* Data lines *
* BEGIN *

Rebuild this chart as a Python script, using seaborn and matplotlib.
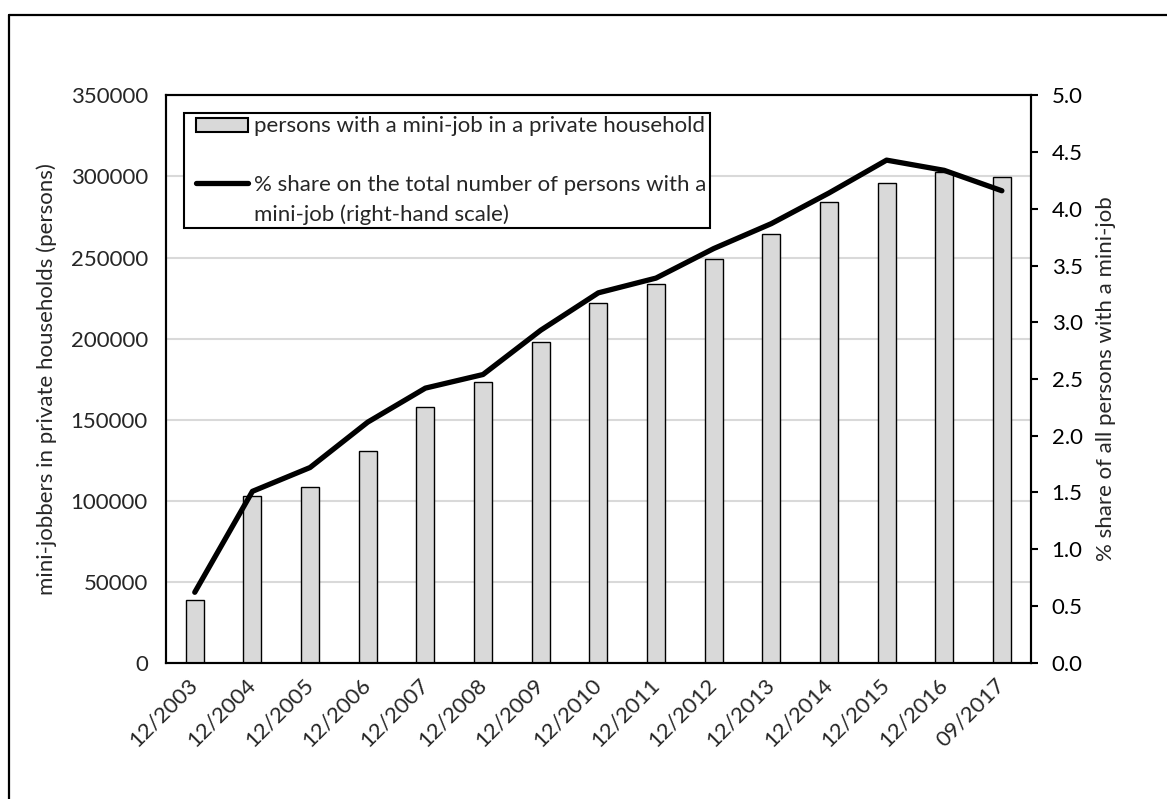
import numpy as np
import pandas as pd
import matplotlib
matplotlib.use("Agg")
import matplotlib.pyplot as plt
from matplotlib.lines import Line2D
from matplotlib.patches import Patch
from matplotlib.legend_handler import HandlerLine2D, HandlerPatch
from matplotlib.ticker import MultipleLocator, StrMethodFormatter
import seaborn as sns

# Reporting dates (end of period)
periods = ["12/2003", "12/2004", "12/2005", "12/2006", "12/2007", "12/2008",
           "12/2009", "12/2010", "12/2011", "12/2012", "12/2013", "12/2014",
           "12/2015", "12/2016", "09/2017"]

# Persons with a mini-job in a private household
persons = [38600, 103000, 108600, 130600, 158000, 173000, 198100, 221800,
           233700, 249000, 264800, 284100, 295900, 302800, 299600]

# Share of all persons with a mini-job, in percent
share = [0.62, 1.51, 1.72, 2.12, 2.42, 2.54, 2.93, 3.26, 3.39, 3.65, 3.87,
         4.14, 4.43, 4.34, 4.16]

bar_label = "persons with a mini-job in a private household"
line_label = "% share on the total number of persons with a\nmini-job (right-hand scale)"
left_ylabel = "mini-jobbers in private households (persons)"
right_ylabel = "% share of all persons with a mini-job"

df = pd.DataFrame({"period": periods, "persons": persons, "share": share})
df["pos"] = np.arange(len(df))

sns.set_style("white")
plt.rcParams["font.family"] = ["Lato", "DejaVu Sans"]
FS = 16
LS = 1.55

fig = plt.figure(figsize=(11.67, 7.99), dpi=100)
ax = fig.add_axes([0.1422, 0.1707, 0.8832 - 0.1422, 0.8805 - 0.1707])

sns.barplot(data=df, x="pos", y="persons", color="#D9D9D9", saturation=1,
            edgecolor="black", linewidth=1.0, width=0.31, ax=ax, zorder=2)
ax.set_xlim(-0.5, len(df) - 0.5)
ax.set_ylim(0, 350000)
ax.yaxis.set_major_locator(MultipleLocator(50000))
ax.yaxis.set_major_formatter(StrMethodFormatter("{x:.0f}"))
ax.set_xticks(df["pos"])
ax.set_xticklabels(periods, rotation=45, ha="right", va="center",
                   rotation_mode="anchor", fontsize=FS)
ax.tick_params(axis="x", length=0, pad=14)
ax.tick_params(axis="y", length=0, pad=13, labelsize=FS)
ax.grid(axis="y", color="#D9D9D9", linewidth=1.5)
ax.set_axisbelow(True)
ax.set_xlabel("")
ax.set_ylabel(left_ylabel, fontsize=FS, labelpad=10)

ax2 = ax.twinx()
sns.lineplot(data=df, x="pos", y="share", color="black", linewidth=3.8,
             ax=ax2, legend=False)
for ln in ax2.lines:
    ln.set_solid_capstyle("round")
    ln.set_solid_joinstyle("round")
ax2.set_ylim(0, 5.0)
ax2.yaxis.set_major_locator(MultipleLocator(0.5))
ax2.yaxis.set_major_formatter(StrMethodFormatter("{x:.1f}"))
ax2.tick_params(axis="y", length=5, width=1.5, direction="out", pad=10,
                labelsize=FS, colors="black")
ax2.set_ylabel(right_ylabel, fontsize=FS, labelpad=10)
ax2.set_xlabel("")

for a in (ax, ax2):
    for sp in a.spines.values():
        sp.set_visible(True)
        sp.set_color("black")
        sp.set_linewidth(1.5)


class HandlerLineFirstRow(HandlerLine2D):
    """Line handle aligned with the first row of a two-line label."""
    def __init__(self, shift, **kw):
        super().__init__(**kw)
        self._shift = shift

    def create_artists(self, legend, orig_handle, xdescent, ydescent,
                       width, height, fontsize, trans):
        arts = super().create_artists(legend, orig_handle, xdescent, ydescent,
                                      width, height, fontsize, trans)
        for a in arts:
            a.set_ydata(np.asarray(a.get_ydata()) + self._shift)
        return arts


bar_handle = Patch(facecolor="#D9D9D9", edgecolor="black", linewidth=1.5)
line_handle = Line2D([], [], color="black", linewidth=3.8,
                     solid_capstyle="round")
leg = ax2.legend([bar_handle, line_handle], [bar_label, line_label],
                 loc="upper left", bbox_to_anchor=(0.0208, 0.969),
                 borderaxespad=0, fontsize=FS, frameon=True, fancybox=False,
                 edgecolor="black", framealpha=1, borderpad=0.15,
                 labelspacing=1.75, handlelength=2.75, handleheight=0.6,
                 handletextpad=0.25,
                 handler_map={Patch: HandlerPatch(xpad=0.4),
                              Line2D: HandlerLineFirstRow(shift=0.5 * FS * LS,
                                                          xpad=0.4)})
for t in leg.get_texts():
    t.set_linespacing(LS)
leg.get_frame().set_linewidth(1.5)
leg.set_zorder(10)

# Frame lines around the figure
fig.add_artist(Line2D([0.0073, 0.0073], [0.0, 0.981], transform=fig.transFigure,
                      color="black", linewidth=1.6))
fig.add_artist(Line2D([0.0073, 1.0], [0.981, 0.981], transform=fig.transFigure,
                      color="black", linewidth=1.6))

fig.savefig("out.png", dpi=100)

* END *

* Prompt *
All the lines above are to be reproduced exactly, except the pictures.

* Result below *
Rebuild this chart as a Python script, using seaborn and matplotlib.
import numpy as np
import pandas as pd
import matplotlib
matplotlib.use("Agg")
import matplotlib.pyplot as plt
from matplotlib.lines import Line2D
from matplotlib.patches import Patch
from matplotlib.legend_handler import HandlerLine2D, HandlerPatch
from matplotlib.ticker import MultipleLocator, StrMethodFormatter
import seaborn as sns

# Reporting dates (end of period)
periods = ["12/2003", "12/2004", "12/2005", "12/2006", "12/2007", "12/2008",
           "12/2009", "12/2010", "12/2011", "12/2012", "12/2013", "12/2014",
           "12/2015", "12/2016", "09/2017"]

# Persons with a mini-job in a private household
persons = [38600, 103000, 108600, 130600, 158000, 173000, 198100, 221800,
           233700, 249000, 264800, 284100, 295900, 302800, 299600]

# Share of all persons with a mini-job, in percent
share = [0.62, 1.51, 1.72, 2.12, 2.42, 2.54, 2.93, 3.26, 3.39, 3.65, 3.87,
         4.14, 4.43, 4.34, 4.16]

bar_label = "persons with a mini-job in a private household"
line_label = "% share on the total number of persons with a\nmini-job (right-hand scale)"
left_ylabel = "mini-jobbers in private households (persons)"
right_ylabel = "% share of all persons with a mini-job"

df = pd.DataFrame({"period": periods, "persons": persons, "share": share})
df["pos"] = np.arange(len(df))

sns.set_style("white")
plt.rcParams["font.family"] = ["Lato", "DejaVu Sans"]
FS = 16
LS = 1.55

fig = plt.figure(figsize=(11.67, 7.99), dpi=100)
ax = fig.add_axes([0.1422, 0.1707, 0.8832 - 0.1422, 0.8805 - 0.1707])

sns.barplot(data=df, x="pos", y="persons", color="#D9D9D9", saturation=1,
            edgecolor="black", linewidth=1.0, width=0.31, ax=ax, zorder=2)
ax.set_xlim(-0.5, len(df) - 0.5)
ax.set_ylim(0, 350000)
ax.yaxis.set_major_locator(MultipleLocator(50000))
ax.yaxis.set_major_formatter(StrMethodFormatter("{x:.0f}"))
ax.set_xticks(df["pos"])
ax.set_xticklabels(periods, rotation=45, ha="right", va="center",
                   rotation_mode="anchor", fontsize=FS)
ax.tick_params(axis="x", length=0, pad=14)
ax.tick_params(axis="y", length=0, pad=13, labelsize=FS)
ax.grid(axis="y", color="#D9D9D9", linewidth=1.5)
ax.set_axisbelow(True)
ax.set_xlabel("")
ax.set_ylabel(left_ylabel, fontsize=FS, labelpad=10)

ax2 = ax.twinx()
sns.lineplot(data=df, x="pos", y="share", color="black", linewidth=3.8,
             ax=ax2, legend=False)
for ln in ax2.lines:
    ln.set_solid_capstyle("round")
    ln.set_solid_joinstyle("round")
ax2.set_ylim(0, 5.0)
ax2.yaxis.set_major_locator(MultipleLocator(0.5))
ax2.yaxis.set_major_formatter(StrMethodFormatter("{x:.1f}"))
ax2.tick_params(axis="y", length=5, width=1.5, direction="out", pad=10,
                labelsize=FS, colors="black")
ax2.set_ylabel(right_ylabel, fontsize=FS, labelpad=10)
ax2.set_xlabel("")

for a in (ax, ax2):
    for sp in a.spines.values():
        sp.set_visible(True)
        sp.set_color("black")
        sp.set_linewidth(1.5)


class HandlerLineFirstRow(HandlerLine2D):
    """Line handle aligned with the first row of a two-line label."""
    def __init__(self, shift, **kw):
        super().__init__(**kw)
        self._shift = shift

    def create_artists(self, legend, orig_handle, xdescent, ydescent,
                       width, height, fontsize, trans):
        arts = super().create_artists(legend, orig_handle, xdescent, ydescent,
                                      width, height, fontsize, trans)
        for a in arts:
            a.set_ydata(np.asarray(a.get_ydata()) + self._shift)
        return arts


bar_handle = Patch(facecolor="#D9D9D9", edgecolor="black", linewidth=1.5)
line_handle = Line2D([], [], color="black", linewidth=3.8,
                     solid_capstyle="round")
leg = ax2.legend([bar_handle, line_handle], [bar_label, line_label],
                 loc="upper left", bbox_to_anchor=(0.0208, 0.969),
                 borderaxespad=0, fontsize=FS, frameon=True, fancybox=False,
                 edgecolor="black", framealpha=1, borderpad=0.15,
                 labelspacing=1.75, handlelength=2.75, handleheight=0.6,
                 handletextpad=0.25,
                 handler_map={Patch: HandlerPatch(xpad=0.4),
                              Line2D: HandlerLineFirstRow(shift=0.5 * FS * LS,
                                                          xpad=0.4)})
for t in leg.get_texts():
    t.set_linespacing(LS)
leg.get_frame().set_linewidth(1.5)
leg.set_zorder(10)

# Frame lines around the figure
fig.add_artist(Line2D([0.0073, 0.0073], [0.0, 0.981], transform=fig.transFigure,
                      color="black", linewidth=1.6))
fig.add_artist(Line2D([0.0073, 1.0], [0.981, 0.981], transform=fig.transFigure,
                      color="black", linewidth=1.6))

fig.savefig("out.png", dpi=100)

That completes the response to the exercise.